Pictures do not belong in your copy. Repeat all the other data exactly.

"""

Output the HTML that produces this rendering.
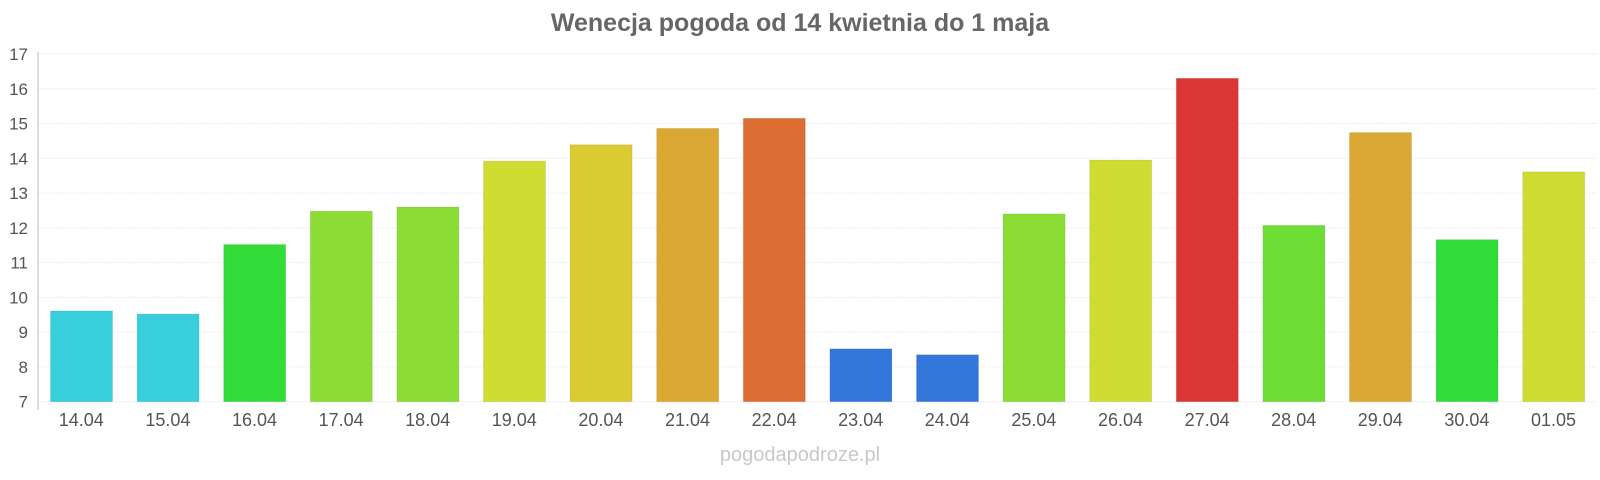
<!DOCTYPE html>
<html><head><meta charset="utf-8"><style>body{margin:0;background:#fff}svg{display:block}</style></head><body>
<svg width="1600" height="480" xmlns="http://www.w3.org/2000/svg" font-family="Liberation Sans, sans-serif">
<text x="800" y="31" text-anchor="middle" font-size="25" font-weight="bold" fill="#666">Wenecja pogoda od 14 kwietnia do 1 maja</text>
<g id="grid" stroke="#eee" stroke-dasharray="2,1"></g>
<g id="bars"></g>
<g id="lbl" font-size="17" fill="#555"></g>
<line x1="38" y1="52" x2="38" y2="410" stroke="#bbb" stroke-width="1"/>
<text x="800" y="461" text-anchor="middle" font-size="20" fill="#c8c8c8">pogodapodroze.pl</text>
</svg>
<script>
var ns="http://www.w3.org/2000/svg";
function el(t,a,p,txt){var e=document.createElementNS(ns,t);for(var k in a)e.setAttribute(k,a[k]);if(txt)e.textContent=txt;document.getElementById(p).appendChild(e);}
var y0=401.7,u=34.77;
for(var v=7;v<=17;v++){var y=y0-(v-7)*u;el('line',{x1:38,x2:1597,y1:y,y2:y},'grid');el('text',{x:28,y:y+6,'text-anchor':'end'},'lbl',String(v));}
var d=[["14.04",9.61,"#36cfdb"],["15.04",9.52,"#36cfdb"],["16.04",11.52,"#34dc39"],["17.04",12.48,"#8bdd35"],["18.04",12.6,"#8bdd35"],["19.04",13.92,"#cfdd33"],["20.04",14.39,"#dbcb33"],["21.04",14.86,"#dba833"],["22.04",15.15,"#dc6d33"],["23.04",8.52,"#3377dc"],["24.04",8.35,"#3377dc"],["25.04",12.4,"#8bdd35"],["26.04",13.95,"#cfdd33"],["27.04",16.3,"#dc3535"],["28.04",12.07,"#6ddc35"],["29.04",14.74,"#dba833"],["30.04",11.66,"#34dc39"],["01.05",13.61,"#cfdd33"]];
var bw=86.6;
d.forEach(function(r,i){var x=38+i*bw+12.5,t=y0-(r[1]-7)*u;el('rect',{x:x,y:t,width:62,height:y0-t,fill:r[2],stroke:"rgba(0,0,0,0.08)"},'bars');el('text',{x:38+i*bw+bw/2,y:426,'text-anchor':'middle','font-size':18},'lbl',r[0]);});
</script>
</body></html>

"""

_Task result:_
Output the HTML that produces this rendering.
<!DOCTYPE html>
<html><head><meta charset="utf-8"><style>body{margin:0;background:#fff}svg{display:block}</style></head><body>
<svg width="1600" height="480" xmlns="http://www.w3.org/2000/svg" font-family="Liberation Sans, sans-serif">
<text x="800" y="31" text-anchor="middle" font-size="25" font-weight="bold" fill="#666">Wenecja pogoda od 14 kwietnia do 1 maja</text>
<g id="grid" stroke="#eee" stroke-dasharray="2,1"></g>
<g id="bars"></g>
<g id="lbl" font-size="17" fill="#555"></g>
<line x1="38" y1="52" x2="38" y2="410" stroke="#bbb" stroke-width="1"/>
<text x="800" y="461" text-anchor="middle" font-size="20" fill="#c8c8c8">pogodapodroze.pl</text>
</svg>
<script>
var ns="http://www.w3.org/2000/svg";
function el(t,a,p,txt){var e=document.createElementNS(ns,t);for(var k in a)e.setAttribute(k,a[k]);if(txt)e.textContent=txt;document.getElementById(p).appendChild(e);}
var y0=401.7,u=34.77;
for(var v=7;v<=17;v++){var y=y0-(v-7)*u;el('line',{x1:38,x2:1597,y1:y,y2:y},'grid');el('text',{x:28,y:y+6,'text-anchor':'end'},'lbl',String(v));}
var d=[["14.04",9.61,"#36cfdb"],["15.04",9.52,"#36cfdb"],["16.04",11.52,"#34dc39"],["17.04",12.48,"#8bdd35"],["18.04",12.6,"#8bdd35"],["19.04",13.92,"#cfdd33"],["20.04",14.39,"#dbcb33"],["21.04",14.86,"#dba833"],["22.04",15.15,"#dc6d33"],["23.04",8.52,"#3377dc"],["24.04",8.35,"#3377dc"],["25.04",12.4,"#8bdd35"],["26.04",13.95,"#cfdd33"],["27.04",16.3,"#dc3535"],["28.04",12.07,"#6ddc35"],["29.04",14.74,"#dba833"],["30.04",11.66,"#34dc39"],["01.05",13.61,"#cfdd33"]];
var bw=86.6;
d.forEach(function(r,i){var x=38+i*bw+12.5,t=y0-(r[1]-7)*u;el('rect',{x:x,y:t,width:62,height:y0-t,fill:r[2],stroke:"rgba(0,0,0,0.08)"},'bars');el('text',{x:38+i*bw+bw/2,y:426,'text-anchor':'middle','font-size':18},'lbl',r[0]);});
</script>
</body></html>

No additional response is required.